The Fall of the American Empire
Van koerier tot haute finance
Een Robin Hood-achtige filosoof komt in het bezit van een enorme som geld, waarna belastingparadijzen lonken. Deze Canadese satire toont hoe alles gekapitaliseerd wordt, zelfs oprechte gulheid.
Wat doet geld met een mens? Denys Arcand onderzoekt het in zijn satire over de jonge filosoof Pierre-Paul die noodgedwongen als koerier in Quebec werkt en tijdens een ritje getuige is van een overval. In een opwelling neemt hij de twee achtergebleven sporttassen met grote sommen geld mee. En daar zit hij dan, met al die illegale bankbiljetten.
Arcand zet de tegenstellingen dik aan in The Fall of the American Empire (La chute de l’empire Américain), dat eigenlijk niets met de titel te maken heeft. Pierre-Paul is iemand die niet om geld maalt en liever vrijwilligerswerk doet in de gaarkeukens. Rijk zal hij op eigen kracht nooit worden, weet hij. Eerder stak hij een hilarisch verhaal af tegen zijn vriendin, waarin hij vol zelfbeklag zei dat intelligentie eigenlijk een handicap is. Zo zou hij nooit een stofzuiger kunnen verkopen omdat hij weet dat zo’n apparaat iemand niet gelukkig gaat maken, en hij dus nooit overtuigend zijn verkooppraatje zou kunnen houden. Het zijn de dommen die rijk worden, ziet hij om zich heem. Ook krijgt hij het niet over zijn lippen om tegen zijn vriendin te zeggen dat hij van haar houdt, want zijn piekerhersens denken dan gelijk: wat betekent liefde precies? Je moet niet zomaar wat zeggen, vindt hij. “Het gaat niet om intelligentie maar om je hart”, roept zijn vriendin gekwetst uit, om vervolgens de doodsteek voor hun toch al wankele relatie te geven: “Je zal alleen eindigen.”

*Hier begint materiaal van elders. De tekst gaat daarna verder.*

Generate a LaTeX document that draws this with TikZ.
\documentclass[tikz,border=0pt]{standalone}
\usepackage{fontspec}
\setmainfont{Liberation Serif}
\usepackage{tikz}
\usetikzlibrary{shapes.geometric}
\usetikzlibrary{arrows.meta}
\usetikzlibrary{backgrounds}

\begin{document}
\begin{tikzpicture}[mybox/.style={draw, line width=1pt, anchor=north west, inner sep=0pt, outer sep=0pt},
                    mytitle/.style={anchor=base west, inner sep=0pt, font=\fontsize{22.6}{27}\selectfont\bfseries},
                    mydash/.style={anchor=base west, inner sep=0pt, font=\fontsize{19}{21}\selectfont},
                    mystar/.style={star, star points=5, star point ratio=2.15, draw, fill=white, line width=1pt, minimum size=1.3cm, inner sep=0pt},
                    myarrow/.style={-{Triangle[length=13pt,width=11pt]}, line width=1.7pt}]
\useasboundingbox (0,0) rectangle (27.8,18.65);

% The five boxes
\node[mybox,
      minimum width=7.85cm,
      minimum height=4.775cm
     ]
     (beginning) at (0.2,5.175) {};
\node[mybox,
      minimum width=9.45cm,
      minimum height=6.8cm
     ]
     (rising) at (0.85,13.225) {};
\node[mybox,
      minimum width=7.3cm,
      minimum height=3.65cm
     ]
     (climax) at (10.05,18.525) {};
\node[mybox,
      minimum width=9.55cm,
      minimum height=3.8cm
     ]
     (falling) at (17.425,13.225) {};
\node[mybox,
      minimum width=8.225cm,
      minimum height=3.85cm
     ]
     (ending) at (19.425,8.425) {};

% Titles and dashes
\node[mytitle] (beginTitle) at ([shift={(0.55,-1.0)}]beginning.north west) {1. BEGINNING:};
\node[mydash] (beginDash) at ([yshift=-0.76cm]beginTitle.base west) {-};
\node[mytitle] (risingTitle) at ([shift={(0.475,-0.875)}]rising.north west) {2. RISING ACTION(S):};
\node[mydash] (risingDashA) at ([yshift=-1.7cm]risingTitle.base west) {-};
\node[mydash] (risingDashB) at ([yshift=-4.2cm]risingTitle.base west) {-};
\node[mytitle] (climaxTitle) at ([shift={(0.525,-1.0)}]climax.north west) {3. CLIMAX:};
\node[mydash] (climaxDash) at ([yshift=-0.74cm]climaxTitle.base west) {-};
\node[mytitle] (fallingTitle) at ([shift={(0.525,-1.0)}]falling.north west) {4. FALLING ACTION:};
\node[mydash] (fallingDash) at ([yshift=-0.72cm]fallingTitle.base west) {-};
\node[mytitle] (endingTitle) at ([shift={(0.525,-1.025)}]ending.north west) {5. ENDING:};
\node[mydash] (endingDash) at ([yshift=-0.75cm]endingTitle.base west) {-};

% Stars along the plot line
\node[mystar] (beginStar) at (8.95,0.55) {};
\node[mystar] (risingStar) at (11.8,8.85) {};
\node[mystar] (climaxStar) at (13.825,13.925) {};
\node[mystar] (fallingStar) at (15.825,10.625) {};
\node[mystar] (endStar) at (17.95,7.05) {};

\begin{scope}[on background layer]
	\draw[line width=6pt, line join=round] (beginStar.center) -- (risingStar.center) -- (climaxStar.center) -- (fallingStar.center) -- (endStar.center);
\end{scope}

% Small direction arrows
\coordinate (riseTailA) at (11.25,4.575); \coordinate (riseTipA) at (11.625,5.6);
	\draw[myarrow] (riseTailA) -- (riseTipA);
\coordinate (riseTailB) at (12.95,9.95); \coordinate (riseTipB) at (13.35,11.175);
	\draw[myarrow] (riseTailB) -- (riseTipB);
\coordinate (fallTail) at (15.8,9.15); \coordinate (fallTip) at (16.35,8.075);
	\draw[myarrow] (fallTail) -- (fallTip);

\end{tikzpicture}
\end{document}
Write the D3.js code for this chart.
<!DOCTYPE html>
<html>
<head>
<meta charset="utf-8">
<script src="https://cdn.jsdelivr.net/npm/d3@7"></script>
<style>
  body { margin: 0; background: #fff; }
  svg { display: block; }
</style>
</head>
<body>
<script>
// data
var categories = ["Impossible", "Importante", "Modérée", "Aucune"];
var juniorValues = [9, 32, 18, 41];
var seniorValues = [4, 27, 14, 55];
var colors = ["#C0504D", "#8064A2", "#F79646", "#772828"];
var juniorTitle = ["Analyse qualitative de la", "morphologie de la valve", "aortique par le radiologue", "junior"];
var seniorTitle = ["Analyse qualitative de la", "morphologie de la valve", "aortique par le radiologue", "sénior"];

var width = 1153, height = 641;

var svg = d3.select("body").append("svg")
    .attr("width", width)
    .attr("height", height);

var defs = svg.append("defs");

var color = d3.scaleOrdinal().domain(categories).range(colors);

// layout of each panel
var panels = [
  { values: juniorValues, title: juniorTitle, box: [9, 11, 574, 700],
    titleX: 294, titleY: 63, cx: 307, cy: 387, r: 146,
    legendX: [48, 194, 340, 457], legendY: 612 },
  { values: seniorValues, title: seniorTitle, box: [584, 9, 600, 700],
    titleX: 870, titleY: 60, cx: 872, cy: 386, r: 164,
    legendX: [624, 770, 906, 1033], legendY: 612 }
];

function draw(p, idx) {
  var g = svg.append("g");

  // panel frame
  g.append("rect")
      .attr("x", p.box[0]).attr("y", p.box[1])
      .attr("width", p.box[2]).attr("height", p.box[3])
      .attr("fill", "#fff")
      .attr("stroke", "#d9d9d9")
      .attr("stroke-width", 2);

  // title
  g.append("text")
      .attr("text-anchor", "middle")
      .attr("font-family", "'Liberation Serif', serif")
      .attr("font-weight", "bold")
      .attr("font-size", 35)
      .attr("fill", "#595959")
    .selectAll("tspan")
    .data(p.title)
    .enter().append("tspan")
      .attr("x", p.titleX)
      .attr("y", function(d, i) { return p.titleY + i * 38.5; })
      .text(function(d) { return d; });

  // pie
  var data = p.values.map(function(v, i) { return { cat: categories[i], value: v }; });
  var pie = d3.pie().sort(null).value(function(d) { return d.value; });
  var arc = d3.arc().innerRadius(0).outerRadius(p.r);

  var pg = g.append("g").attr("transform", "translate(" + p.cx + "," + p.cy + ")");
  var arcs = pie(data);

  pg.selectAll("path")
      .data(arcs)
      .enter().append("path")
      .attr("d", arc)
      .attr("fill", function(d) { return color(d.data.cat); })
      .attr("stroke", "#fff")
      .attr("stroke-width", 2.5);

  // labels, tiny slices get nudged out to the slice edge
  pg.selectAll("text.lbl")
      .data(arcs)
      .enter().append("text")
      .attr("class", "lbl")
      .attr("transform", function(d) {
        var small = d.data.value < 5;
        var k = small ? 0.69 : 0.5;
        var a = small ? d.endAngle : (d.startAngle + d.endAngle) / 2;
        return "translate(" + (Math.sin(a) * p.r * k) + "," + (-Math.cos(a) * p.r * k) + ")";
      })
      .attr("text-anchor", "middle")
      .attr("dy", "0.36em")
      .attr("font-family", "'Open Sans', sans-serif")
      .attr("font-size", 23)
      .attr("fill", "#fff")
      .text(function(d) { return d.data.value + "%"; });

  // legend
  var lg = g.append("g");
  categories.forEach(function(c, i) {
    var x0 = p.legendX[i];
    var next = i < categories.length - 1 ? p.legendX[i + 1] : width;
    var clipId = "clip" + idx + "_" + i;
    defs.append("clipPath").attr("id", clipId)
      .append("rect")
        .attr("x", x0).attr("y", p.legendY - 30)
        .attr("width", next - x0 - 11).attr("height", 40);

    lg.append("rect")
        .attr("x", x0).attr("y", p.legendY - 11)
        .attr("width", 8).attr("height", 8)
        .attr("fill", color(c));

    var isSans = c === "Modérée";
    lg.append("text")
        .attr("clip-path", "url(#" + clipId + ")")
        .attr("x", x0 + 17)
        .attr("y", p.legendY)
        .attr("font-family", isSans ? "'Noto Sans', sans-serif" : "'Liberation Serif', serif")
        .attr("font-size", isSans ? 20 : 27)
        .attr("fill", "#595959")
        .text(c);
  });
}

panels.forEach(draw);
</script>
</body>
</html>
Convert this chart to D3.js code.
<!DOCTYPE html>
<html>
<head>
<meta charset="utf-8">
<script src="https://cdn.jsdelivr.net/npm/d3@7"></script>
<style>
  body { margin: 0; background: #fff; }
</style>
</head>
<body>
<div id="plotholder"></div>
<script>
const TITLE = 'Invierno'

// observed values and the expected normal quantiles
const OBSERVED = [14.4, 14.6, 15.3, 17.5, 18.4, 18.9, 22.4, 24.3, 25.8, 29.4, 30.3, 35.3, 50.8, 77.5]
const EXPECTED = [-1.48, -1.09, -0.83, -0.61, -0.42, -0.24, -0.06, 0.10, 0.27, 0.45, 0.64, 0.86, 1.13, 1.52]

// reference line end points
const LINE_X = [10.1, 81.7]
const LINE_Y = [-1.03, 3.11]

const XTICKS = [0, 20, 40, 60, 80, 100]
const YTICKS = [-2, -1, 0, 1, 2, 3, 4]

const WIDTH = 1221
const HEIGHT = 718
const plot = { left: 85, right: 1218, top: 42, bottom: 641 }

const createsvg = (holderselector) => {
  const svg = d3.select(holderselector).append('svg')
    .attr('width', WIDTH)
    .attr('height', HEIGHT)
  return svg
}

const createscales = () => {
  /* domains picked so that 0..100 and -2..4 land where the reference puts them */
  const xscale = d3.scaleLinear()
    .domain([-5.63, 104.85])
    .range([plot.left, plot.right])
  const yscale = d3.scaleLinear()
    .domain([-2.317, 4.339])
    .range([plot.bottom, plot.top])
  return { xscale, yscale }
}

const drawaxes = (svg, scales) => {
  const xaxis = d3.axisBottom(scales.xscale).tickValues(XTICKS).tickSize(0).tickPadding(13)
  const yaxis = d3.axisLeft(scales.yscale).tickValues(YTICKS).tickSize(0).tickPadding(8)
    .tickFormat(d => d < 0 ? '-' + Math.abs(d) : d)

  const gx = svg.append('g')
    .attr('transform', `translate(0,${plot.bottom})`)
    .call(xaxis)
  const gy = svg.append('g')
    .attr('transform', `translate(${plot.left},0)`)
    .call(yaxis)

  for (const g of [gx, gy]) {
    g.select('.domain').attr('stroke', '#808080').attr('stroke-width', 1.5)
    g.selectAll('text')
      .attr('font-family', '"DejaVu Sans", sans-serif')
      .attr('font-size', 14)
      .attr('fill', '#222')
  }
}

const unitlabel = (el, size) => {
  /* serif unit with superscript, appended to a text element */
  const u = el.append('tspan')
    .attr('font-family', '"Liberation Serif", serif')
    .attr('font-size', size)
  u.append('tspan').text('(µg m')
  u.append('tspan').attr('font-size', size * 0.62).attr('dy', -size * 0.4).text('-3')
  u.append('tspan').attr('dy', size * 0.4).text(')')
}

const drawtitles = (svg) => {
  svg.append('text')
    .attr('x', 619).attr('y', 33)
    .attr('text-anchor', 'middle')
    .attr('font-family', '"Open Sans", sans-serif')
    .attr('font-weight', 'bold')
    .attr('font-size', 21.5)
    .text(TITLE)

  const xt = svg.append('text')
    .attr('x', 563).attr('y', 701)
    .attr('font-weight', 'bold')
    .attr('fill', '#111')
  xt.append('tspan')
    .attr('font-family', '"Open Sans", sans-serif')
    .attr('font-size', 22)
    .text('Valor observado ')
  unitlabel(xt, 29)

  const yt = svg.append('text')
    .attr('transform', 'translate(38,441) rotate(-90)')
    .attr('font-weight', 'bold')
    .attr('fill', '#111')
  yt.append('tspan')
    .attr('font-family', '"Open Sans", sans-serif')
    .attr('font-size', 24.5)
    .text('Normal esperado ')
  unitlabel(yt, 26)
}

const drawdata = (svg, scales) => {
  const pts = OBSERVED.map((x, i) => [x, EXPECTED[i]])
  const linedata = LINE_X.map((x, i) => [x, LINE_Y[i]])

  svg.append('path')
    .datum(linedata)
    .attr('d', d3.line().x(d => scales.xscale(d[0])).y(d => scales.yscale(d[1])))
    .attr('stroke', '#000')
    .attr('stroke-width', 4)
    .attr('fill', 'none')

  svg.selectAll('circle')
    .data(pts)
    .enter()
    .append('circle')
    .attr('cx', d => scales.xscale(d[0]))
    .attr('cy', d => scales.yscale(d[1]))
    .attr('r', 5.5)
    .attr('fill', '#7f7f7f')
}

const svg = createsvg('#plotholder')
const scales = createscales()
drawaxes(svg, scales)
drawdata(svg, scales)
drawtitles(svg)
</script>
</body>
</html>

Door zijn plotselinge rijkdom wordt de ietwat stereotiep nerveuze Pierre-Paul al snel gedwongen de wereld in zijn hoofd te verruilen voor die van ex-criminelen, prostituees en haute finance. Zij helpen hem om uit handen van de politie te blijven. Pierre-Paul verkent ondertussen de mogelijkheden van belastingparadijzen om zijn geld wit te wassen en aan een goed doel te geven.
Arcand heeft in deze opvolger van zijn Le déclin de l’empire Américain (1986) en Oscarwinnaar Les invasions barbares (2003) oog voor de mensen die buiten het paradijs vallen: van illegalen Mexicanen tot Inuit die op straat leven. Ondertussen stopt Arcand zijn film vol met verwijzingen naar de manier waarop geld de wereld vormt. In radioflarden horen we hoe een presentator zich druk maakt over het salaris van tennisster Roger Federer, en op straat roept de verkoper van de daklozenkrant Pierre-Paul toe dat God hem zal belonen voor zijn gift – zo ligt er toch weer een beloning in het verschiet voor de altruïst. Arcand maakt daarmee duidelijk dat alles gekapitaliseerd wordt, zelfs oprechte gulheid. Een razend interessant gegeven, maar de nogal onevenwichtige, langgerekte komedie trapt daarbij wel een paar open deuren in over de macht van geld en de amoraliteit van het kapitalisme. Het is makkelijk om gulheid te prijzen en af te geven op de hebzucht van een ander, maar dit echt doorgronden doet Arcand niet.